Também Avatar começou a ser gestado por causa da voracidade de Cameron em desbravar. "Palavras como ‘não’ e ‘impossível’ o deixam sexualmente excitado", brincou o ator Bill Paxton, veterano do time, à revista The New Yorker. "Impossível", entretanto, foi a resposta que ele obteve de sua equipe quando, em 1995, lhe entregou um esboço de Avatar para estudo: os recursos que a história requeria eram então algo tão factível quanto o teletransporte de Star Trek. A ideia foi para a gaveta, mas não ficou esquecida. Enquanto se dedicava a suas outras paixões, a exploração submarina e uma sociedade científica que advoga a colonização de Marte, o diretor aproveitou as oportunidades que esses interesses propiciavam para ir cercando Avatar, até jogar-lhe o laço.
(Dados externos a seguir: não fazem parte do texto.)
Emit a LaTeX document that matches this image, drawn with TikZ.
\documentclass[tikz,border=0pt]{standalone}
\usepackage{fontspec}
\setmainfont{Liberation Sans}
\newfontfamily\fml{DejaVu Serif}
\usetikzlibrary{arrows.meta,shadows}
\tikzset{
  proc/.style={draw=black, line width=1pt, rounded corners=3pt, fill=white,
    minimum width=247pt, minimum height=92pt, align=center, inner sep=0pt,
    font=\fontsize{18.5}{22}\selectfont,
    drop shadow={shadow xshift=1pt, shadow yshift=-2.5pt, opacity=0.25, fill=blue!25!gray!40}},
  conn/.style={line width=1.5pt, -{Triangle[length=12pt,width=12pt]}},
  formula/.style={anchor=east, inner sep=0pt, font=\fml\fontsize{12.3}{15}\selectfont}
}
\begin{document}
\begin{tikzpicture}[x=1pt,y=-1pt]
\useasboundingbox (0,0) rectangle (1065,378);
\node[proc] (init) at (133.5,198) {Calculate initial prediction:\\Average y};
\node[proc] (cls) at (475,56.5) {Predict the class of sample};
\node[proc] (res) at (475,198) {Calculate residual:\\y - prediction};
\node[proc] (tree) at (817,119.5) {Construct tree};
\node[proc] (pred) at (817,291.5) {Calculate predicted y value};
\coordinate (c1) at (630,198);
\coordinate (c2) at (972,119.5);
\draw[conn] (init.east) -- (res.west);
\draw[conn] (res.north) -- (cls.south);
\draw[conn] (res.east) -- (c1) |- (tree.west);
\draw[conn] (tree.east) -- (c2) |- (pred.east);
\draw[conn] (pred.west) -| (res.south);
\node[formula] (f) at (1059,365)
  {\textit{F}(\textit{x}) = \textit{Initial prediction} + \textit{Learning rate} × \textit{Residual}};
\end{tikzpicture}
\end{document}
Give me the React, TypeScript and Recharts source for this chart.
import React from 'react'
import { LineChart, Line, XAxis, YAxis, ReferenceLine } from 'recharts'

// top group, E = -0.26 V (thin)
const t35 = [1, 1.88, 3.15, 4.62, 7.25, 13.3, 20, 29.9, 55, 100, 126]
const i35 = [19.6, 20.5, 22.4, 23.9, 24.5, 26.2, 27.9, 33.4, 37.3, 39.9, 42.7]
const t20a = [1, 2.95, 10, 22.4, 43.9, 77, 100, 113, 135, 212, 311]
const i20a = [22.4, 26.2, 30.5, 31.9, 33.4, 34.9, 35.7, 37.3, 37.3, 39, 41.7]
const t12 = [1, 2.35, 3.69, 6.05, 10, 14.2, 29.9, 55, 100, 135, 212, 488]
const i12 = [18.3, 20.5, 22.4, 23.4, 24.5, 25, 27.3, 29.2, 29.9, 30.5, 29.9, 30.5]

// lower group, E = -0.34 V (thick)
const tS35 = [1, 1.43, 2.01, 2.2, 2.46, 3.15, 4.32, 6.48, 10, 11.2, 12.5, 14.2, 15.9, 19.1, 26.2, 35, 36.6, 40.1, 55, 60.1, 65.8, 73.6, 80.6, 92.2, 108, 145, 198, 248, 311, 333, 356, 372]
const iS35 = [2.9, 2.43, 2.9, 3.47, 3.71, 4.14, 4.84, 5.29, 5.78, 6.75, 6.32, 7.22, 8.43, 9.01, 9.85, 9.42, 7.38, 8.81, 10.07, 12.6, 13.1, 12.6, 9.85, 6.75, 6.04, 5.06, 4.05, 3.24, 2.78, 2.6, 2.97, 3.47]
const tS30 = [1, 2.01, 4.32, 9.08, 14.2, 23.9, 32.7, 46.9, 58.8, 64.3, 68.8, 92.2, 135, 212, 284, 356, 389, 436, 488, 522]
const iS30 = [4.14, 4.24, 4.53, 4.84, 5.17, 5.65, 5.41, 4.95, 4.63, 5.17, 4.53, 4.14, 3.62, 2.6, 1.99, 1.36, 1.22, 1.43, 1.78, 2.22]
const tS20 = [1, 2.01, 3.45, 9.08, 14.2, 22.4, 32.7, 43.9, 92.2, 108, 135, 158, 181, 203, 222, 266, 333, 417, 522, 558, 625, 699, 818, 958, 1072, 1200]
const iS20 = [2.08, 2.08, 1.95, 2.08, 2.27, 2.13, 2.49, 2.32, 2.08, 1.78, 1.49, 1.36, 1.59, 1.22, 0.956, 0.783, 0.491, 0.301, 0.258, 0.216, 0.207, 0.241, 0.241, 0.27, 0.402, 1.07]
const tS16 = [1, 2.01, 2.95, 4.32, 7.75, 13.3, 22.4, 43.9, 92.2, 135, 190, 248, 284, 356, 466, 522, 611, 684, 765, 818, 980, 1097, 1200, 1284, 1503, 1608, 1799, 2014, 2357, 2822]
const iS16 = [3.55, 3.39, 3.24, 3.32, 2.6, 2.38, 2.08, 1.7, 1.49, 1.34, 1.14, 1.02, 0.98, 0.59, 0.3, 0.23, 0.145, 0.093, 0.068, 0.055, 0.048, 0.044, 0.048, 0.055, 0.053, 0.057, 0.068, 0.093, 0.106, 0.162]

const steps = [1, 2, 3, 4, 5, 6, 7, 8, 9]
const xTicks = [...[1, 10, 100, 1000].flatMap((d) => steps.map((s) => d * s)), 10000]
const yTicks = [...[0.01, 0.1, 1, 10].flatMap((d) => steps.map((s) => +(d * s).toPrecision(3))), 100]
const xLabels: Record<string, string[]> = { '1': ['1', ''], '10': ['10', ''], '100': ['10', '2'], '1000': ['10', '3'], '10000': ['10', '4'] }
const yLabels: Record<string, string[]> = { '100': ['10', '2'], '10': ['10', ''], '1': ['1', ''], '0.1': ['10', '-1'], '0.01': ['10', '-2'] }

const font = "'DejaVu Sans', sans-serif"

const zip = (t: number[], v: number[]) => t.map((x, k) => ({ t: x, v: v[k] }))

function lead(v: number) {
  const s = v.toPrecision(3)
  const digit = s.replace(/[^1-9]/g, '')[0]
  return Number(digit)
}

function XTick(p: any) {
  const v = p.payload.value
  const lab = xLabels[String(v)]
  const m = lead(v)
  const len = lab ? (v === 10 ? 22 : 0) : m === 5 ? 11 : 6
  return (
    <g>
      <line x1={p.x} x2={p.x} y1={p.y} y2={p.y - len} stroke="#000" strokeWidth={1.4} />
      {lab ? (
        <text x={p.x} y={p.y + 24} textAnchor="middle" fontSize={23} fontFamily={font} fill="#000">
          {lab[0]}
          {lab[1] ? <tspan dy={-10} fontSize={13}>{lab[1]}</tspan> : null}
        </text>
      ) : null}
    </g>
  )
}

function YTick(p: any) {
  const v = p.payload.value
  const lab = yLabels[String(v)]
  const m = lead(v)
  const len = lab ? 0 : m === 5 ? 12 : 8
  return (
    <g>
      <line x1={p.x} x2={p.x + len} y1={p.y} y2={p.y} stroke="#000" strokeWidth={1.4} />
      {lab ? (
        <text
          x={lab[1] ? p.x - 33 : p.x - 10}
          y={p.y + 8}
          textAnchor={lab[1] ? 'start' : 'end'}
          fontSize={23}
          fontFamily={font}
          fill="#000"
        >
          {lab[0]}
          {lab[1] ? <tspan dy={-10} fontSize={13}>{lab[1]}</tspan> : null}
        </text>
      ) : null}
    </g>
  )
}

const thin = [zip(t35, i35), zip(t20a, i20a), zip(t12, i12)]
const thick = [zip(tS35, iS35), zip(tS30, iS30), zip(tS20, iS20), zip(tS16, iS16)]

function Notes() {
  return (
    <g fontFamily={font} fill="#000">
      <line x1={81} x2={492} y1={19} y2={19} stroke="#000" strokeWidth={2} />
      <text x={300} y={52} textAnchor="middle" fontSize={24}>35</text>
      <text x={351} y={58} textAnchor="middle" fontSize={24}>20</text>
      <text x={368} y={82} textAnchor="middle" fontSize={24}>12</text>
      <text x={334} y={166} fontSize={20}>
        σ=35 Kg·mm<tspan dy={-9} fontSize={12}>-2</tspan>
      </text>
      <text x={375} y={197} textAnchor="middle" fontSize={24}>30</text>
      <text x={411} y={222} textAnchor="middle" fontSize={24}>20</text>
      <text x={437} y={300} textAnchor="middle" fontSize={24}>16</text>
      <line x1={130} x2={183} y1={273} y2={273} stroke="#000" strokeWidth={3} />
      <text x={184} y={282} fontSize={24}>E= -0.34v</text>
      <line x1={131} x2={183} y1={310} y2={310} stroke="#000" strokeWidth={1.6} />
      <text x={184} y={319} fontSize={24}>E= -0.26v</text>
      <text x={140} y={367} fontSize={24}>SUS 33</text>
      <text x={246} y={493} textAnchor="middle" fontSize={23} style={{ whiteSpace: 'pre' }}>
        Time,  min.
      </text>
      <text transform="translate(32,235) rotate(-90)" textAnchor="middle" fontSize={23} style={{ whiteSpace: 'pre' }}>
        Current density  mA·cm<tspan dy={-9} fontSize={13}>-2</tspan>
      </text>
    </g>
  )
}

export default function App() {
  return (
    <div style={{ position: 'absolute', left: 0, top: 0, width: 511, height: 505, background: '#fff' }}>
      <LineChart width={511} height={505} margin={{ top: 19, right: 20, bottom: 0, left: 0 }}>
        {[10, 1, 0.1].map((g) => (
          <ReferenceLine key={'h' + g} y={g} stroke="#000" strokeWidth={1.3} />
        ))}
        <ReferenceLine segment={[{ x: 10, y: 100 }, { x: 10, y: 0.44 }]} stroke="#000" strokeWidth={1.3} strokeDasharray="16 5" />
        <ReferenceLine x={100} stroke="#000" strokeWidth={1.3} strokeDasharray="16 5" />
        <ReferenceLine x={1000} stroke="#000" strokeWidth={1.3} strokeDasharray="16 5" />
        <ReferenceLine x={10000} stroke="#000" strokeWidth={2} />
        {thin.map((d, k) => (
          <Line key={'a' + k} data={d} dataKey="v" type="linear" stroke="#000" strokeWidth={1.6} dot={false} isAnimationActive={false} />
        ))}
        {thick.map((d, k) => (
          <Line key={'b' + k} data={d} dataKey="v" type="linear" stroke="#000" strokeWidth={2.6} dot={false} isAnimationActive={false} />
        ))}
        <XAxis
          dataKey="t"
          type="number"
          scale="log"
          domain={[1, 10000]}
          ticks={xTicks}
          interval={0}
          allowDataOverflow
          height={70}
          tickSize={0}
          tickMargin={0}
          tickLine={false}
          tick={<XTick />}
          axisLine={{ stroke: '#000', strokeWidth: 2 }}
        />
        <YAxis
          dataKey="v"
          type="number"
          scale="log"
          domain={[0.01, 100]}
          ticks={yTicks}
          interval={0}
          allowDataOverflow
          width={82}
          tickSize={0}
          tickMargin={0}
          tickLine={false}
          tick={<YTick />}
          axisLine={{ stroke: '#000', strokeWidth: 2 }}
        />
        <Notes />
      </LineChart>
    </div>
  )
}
O passo fundamental foi desafiar o cinegrafista Vincent Pace a projetar uma câmera de 3D ideal: leve, ágil e capaz de rodar simultaneamente em 2D e 3D. Até poucos anos atrás, as câmeras de 3D formavam um conjunto de 150 quilos. Trabalhar com elas exigia músculos e resistência à frustração: na prática, não havia como fazer um longa-metragem de live action inteiro em 3D com um mínimo de qualidade. Todo o esforço de Cameron e seus amigos tecnólogos se dirigiu à tarefa de tornar o 3D mais ágil e produtivo que o 2D. Os protótipos foram testados em dois documentários sobre o fundo do mar, Ghosts of the Abyss e Aliens of the Deep. (Os quais, incidentalmente, levaram Cameron a desenvolver também veículos submergíveis capazes de levar câmeras até profundidades antes inexploradas.) Em 2005, Cameron decidiu que Avatar já se tornara viável e não parou mais de trabalhar no filme. Agora, quatro anos depois, ele acaba de provar de novo que o impossível não existe. Particularmente quando se é – ou pelo menos se acredita ser – uma espécie de deus.